|
Bergur
Thorberg’s art has developed in steps that, with hindsight,
seem perfectly logical, revealing his personal journey beyond
the styles and methods that come and go as fashions change.
His art has been sometimes in-fashion, sometimes out, and it
seems to him a matter of indifference whether his currents carry
him alongside the mainstream or away from it. His ideas mature
slowly and gradually achieve a streamlined simplicity that leaves
plenty of room for interpretation but no room for misunderstanding.
While his images have sometimes been striking, even aggressive,
his ardour is tempered by an appreciation of simpler styles
of life. In his café series,
Bergur has nurtured this approach for almost a decade and a
half, bringing to life tableaux that breathe of relaxed and
intimate moments, the simple pleasures of companionship enjoyed
over a cup of coffee. In a modest tradition that encompasses
the literary cafés of nineteenth-century Paris and Lisbon
but is shared in every anonymous roadside coffeehouse, this
meeting of public and private life crystallises and resolves
the contradictions of our various personae: An intimate contact
shared on a crowded square or at an anonymous counter in a terminal.
Painting these images with coffee is much more than a clever
twist, a conceptual cliché. It captures the contemplative
moment perfectly, the simple but sophisticated pleasure of the
café and the self-contained world of friends or lovers
sitting with their cups a corner table, freed for awhile from
the bustle of the streets. The dark-brown lines and pale shapes
of the pictures, drawn and filled in with coffee, allow us to
dwell on the moment without worrying about the outside world
or the problems of our own lives: The contradictions are suspended
and what is revealed instead is a purely human pleasure, an
aesthetic celebration of simplicity.
Bergur Thorberg applies his method in even more striking ways
in the recent series of paintings he names collectively with
the letter M. The product of many years of research, these paintings
once again show the artist grappling with opposites, with what
would seem to be irresolvable contradictions and finding a solution
that is both simple and elegant, without trivialising his subject.

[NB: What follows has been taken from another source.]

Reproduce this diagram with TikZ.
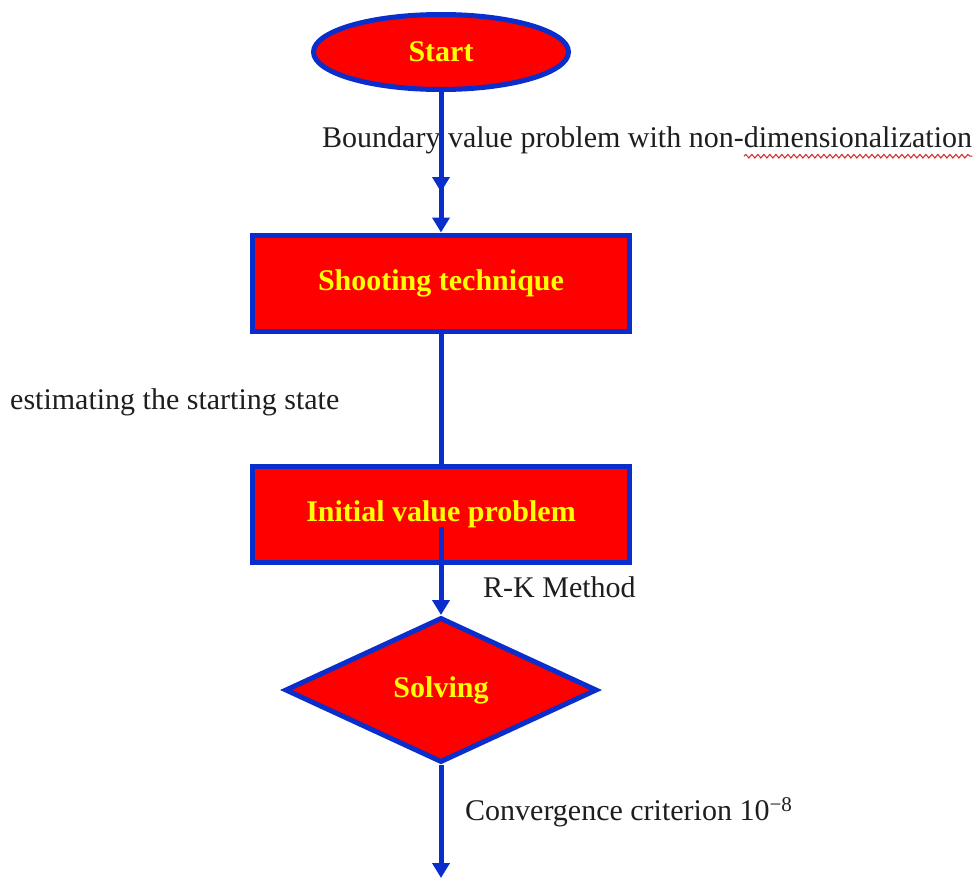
\documentclass[tikz,border=0pt]{standalone}
\usepackage{fontspec}
\setmainfont{Liberation Serif}
\usepackage{xcolor}
\usepackage{tikz}
\usetikzlibrary{arrows.meta,shapes.geometric,decorations.pathmorphing}
\definecolor{fl}{HTML}{FF0000}
\definecolor{bd}{HTML}{0A2ECC}
\definecolor{tx}{HTML}{FFFF00}
\definecolor{ink}{HTML}{1E1E1E}
\definecolor{spell}{HTML}{E02020}
\tikzset{
  shape base/.style={draw=bd, fill=fl, line width=5pt, text=tx, inner sep=0pt,
    font=\fontsize{30}{36}\selectfont\bfseries},
  term/.style={shape base, ellipse, minimum width=255pt, minimum height=75pt},
  proc/.style={shape base, rectangle, minimum width=377pt, minimum height=96pt},
  decide/.style={shape base, diamond, minimum width=312pt, minimum height=145pt},
  flow/.style={draw=bd, line width=5pt, -{Triangle[length=15pt,width=17pt]}},
  link/.style={draw=bd, line width=5pt},
  lbl/.style={anchor=west, inner sep=0pt, text=ink, font=\fontsize{30}{36}\selectfont},
  wavy/.style={draw=spell, line width=1pt, decorate,
    decoration={snake, amplitude=1.8pt, segment length=6pt}},
}
\newlength{\spellw}

\begin{document}
\settowidth{\spellw}{\fontsize{30}{36}\selectfont dimensionalization}
\begin{tikzpicture}[x=1pt,y=-1pt]
  \useasboundingbox (0,0) rectangle (977,878);
  \node[lbl] (bvp) at (322,140) {Boundary value problem with non-dimensionalization};
  \node[lbl] (guess) at (10,402) {estimating the starting state};
  \node[lbl] (rk) at (483,587) {R-K Method};
  \node[lbl] (conv) at (465,812) {Convergence criterion 10\textsuperscript{\char"2212 8}};
  \coordinate (wv0) at ([xshift=-\spellw, yshift=-9pt]bvp.base east);
  \coordinate (wv1) at ([yshift=-9pt]bvp.base east);
  \draw[wavy] (wv0) -- (wv1);

  \node[term] (start) at (441,52) {Start};
  \node[proc] (shoot) at (441,283) {Shooting technique};
  \node[proc] (ivp) at (441,514) {Initial value problem};
  \node[decide] (solve) at (441,690) {Solving};

  \coordinate (mid) at (441,192);
  \coordinate (ivpin) at (441,527);
  \coordinate (stop) at (441,878);
  \draw[flow] (start.south) -- (shoot.north);
  \draw[flow] (start.south) -- (mid);
  \draw[link] (shoot.south) -- (ivp.north);
  \draw[flow] (ivpin) -- (solve.north);
  \draw[flow] (solve.south) -- (stop);
\end{tikzpicture}
\end{document}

Landscape and the fluctuations of the market; measurements that
fix reality contrasted with the ever-changing outlines of nature
itself; abstraction and the immediacy of the natural world.
These are large-scale questions, the kind that constitute the
very limits of our world where we live out our lives in a tense
compromise which holds out no promise of a final resolution.
The solution, again, is found in a pared-down aesthetic and
the fortuitous structural merging of opposites on the canvas.